“Leadership becomes transformational when success is measured by the strength of the team rather than the visibility of the leader.”
Early in my leadership journey, I believed one of my primary responsibilities was to have the answers. When difficult questions arose, I felt pressure to provide direction quickly, solve problems efficiently, and keep the institution moving forward.
Over time, I discovered something far more valuable.
The most effective leaders are not those who solve every problem themselves. They create environments where many people are capable of solving problems together.
That realization fundamentally changed how I approached leadership.
Moving Beyond Individual Leadership
Higher education is far too complex for one person to carry every answer.
Student success, enrollment, curriculum, budgeting, technology, and workforce partnerships are deeply connected. Decisions made in one area inevitably influence another.
When leadership remains concentrated in one office, organizations become dependent on a single perspective. Progress slows because every important decision must travel through the same doorway.
The stronger approach is to build leadership capacity throughout the institution.
When talented people are trusted to think strategically, contribute ideas, and lead meaningful work, the organization becomes far more resilient than any individual leader could ever make it.
Creating Space for Better Thinking
One of the most important shifts I made as a provost was changing the kinds of questions I asked.
Rather than beginning meetings by reviewing updates, I began asking questions that encouraged reflection.
What challenge deserves our attention today?
What assumptions should we reconsider?
What opportunity are we overlooking?
Those conversations produced something reports rarely accomplish—they generated new thinking.
People became less concerned with defending existing processes and more interested in exploring better possibilities.
Psychological Safety Drives Innovation
Innovation does not begin with creativity.
It begins with safety.
People rarely offer bold ideas if they believe mistakes will be criticized or disagreement will be interpreted as disloyalty.
Healthy leadership teams create environments where curiosity is encouraged, respectful debate is welcomed, and learning is valued as much as certainty.
When people know their perspectives will be heard, they contribute more openly.
And when diverse perspectives are welcomed, better decisions usually follow.
Shared Leadership Creates Sustainable Change
One lesson has remained consistent throughout every leadership role I have held.
Change lasts longer when it belongs to many people.
Organizations often celebrate visionary leaders, but vision alone is not enough.

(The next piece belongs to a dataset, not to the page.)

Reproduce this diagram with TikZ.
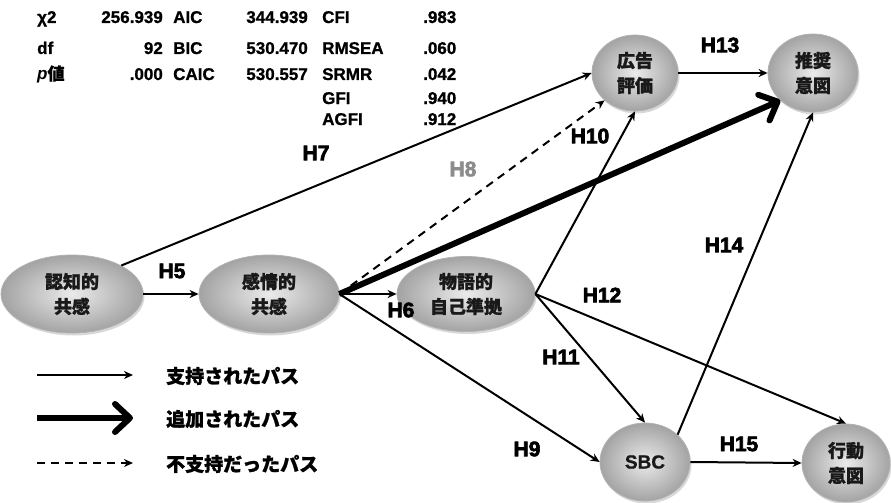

Real transformation happens when faculty, staff, and administrators see themselves as active participants in shaping the future rather than simply implementing someone else’s plan.

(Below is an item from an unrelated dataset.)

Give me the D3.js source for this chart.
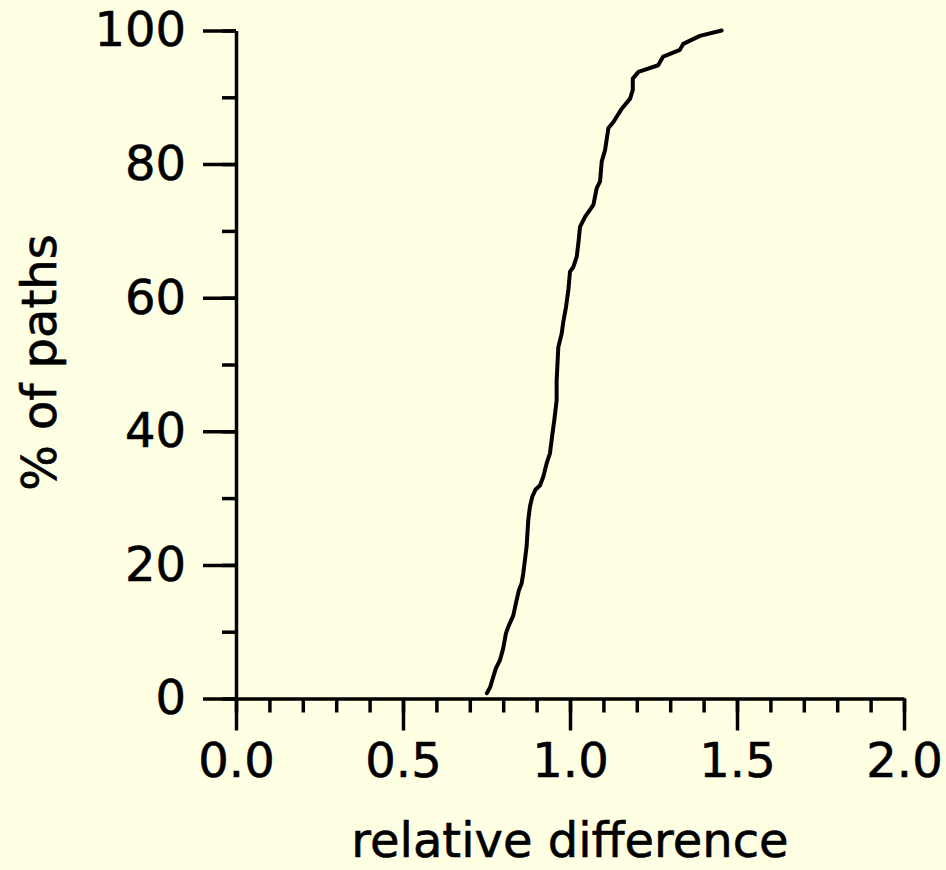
<!DOCTYPE html>
<html>
<head>
<meta charset="utf-8">
<script src="https://cdn.jsdelivr.net/npm/d3@7"></script>
<style>
  html, body { margin: 0; padding: 0; background: #ffffe4; }
  svg { display: block; font-family: "DejaVu Sans", Verdana, sans-serif; }
  .axis path, .axis line { stroke: #000; stroke-width: 3.5px; }
  .axis text { font-size: 48px; fill: #000; }
  text { stroke: #000; stroke-width: 0.6px; }
</style>
</head>
<body>
<script>
// Cumulative distribution
const relDiff = [0.751, 0.761, 0.770, 0.778, 0.790, 0.800, 0.808, 0.815, 0.830, 0.840,
  0.847, 0.855, 0.860, 0.865, 0.870, 0.875, 0.880, 0.887, 0.897, 0.910,
  0.920, 0.930, 0.940, 0.945, 0.953, 0.960, 0.960, 0.965, 0.975, 0.980,
  0.988, 0.995, 1.000, 1.010, 1.020, 1.025, 1.030, 1.045, 1.070, 1.080,
  1.090, 1.095, 1.105, 1.115, 1.130, 1.155, 1.180, 1.188, 1.188, 1.205,
  1.264, 1.279, 1.329, 1.339, 1.389, 1.454];
const pctPaths = [0.8, 1.7, 3.2, 4.5, 5.7, 7.5, 9.7, 10.7, 12.4, 14.7,
  16.2, 17.2, 18.7, 20.7, 22.7, 26.7, 28.7, 30.2, 31.3, 31.9,
  33.2, 35.2, 36.7, 38.7, 41.7, 44.6, 47.6, 52.6, 54.6, 56.4,
  58.6, 61.1, 63.9, 64.6, 66.1, 68.1, 70.6, 72.1, 73.9, 76.4,
  77.4, 80.4, 82.1, 85.4, 86.3, 88.3, 89.8, 91.1, 92.8, 93.8,
  94.8, 96.1, 97.1, 98.0, 99.2, 100];

const xMajorTicks = [0, 0.5, 1.0, 1.5, 2.0];
const xMinorTicks = d3.range(0, 2.01, 0.1);
const yMajorTicks = [0, 20, 40, 60, 80, 100];
const yMinorTicks = d3.range(0, 101, 10);

const svgWidth = 946;
const svgHeight = 870;
const margin = { top: 30.5, right: 42, bottom: 171.5, left: 236 };
const chartWidth = svgWidth - margin.left - margin.right;
const chartHeight = svgHeight - margin.top - margin.bottom;

const svg = d3.select("body").append("svg")
  .attr("width", svgWidth)
  .attr("height", svgHeight);

const chartGroup = svg.append("g")
  .attr("transform", `translate(${margin.left}, ${margin.top})`);

const xScale = d3.scaleLinear().domain([0, 2]).range([0, chartWidth]);
const yScale = d3.scaleLinear().domain([0, 100]).range([chartHeight, 0]);

// minor ticks first, no labels
chartGroup.append("g")
  .classed("axis", true)
  .attr("transform", `translate(0, ${chartHeight})`)
  .call(d3.axisBottom(xScale).tickValues(xMinorTicks).tickSize(14).tickFormat(""))
  .call(g => g.select(".domain").remove());

chartGroup.append("g")
  .classed("axis", true)
  .call(d3.axisLeft(yScale).tickValues(yMinorTicks).tickSize(14).tickFormat(""))
  .call(g => g.select(".domain").remove());

// major ticks with labels
chartGroup.append("g")
  .classed("axis", true)
  .attr("transform", `translate(0, ${chartHeight})`)
  .call(d3.axisBottom(xScale).tickValues(xMajorTicks).tickSizeInner(32).tickSizeOuter(0)
    .tickPadding(12).tickFormat(d3.format(".1f")));

chartGroup.append("g")
  .classed("axis", true)
  .call(d3.axisLeft(yScale).tickValues(yMajorTicks).tickSizeInner(33).tickSizeOuter(0)
    .tickPadding(17).tickFormat(d3.format("d")));

svg.selectAll(".axis").attr("font-family", null).attr("font-size", null);

// the curve
const line = d3.line()
  .x((d, i) => xScale(relDiff[i]))
  .y(d => yScale(d));

chartGroup.append("path")
  .attr("d", line(pctPaths))
  .attr("fill", "none")
  .attr("stroke", "#000")
  .attr("stroke-width", 4)
  .attr("stroke-linejoin", "round")
  .attr("stroke-linecap", "round");

// axis titles
svg.append("text")
  .attr("x", margin.left + xScale(1.0))
  .attr("y", 857)
  .attr("text-anchor", "middle")
  .attr("font-size", 48)
  .text("relative difference");

svg.append("text")
  .attr("transform", `translate(56, ${margin.top + yScale(50) - 2}) rotate(-90)`)
  .attr("text-anchor", "middle")
  .attr("font-size", 48)
  .text("% of paths");
</script>
</body>
</html>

Ownership grows when people have meaningful opportunities to contribute before decisions are finalized.
Participation builds commitment.
Commitment builds momentum.
Momentum creates lasting change.
Culture Is Built One Conversation at a Time
Many leaders think culture is created through strategic plans or institutional values.
In reality, culture is built in ordinary moments.
It is shaped by how leaders respond to questions, how disagreements are handled, how successes are celebrated, and how mistakes become opportunities for learning instead of blame.
Every conversation either strengthens or weakens trust.
Every decision either reinforces collaboration or encourages isolation.
Over time, these small moments become the culture people experience every day.
Leadership That Outlives the Leader
One of the greatest measures of leadership is what continues after the leader steps away.
If progress depends entirely on one person, the organization remains fragile.
If leadership has been developed throughout the institution, momentum continues because responsibility is shared.
The strongest leaders are not remembered because they led every initiative.
They are remembered because they developed people who continued leading long after them.
Final Reflection
Looking back, the accomplishments I value most are not individual achievements or completed projects.
They are the relationships that allowed people to think boldly, collaborate openly, and pursue meaningful change together.
Leadership is not about standing at the center of every solution.
It is about creating the conditions where others discover their own capacity to lead.
When that happens, trust grows, ideas flourish, and institutions become stronger—not because of one leader, but because leadership has become part of the culture itself.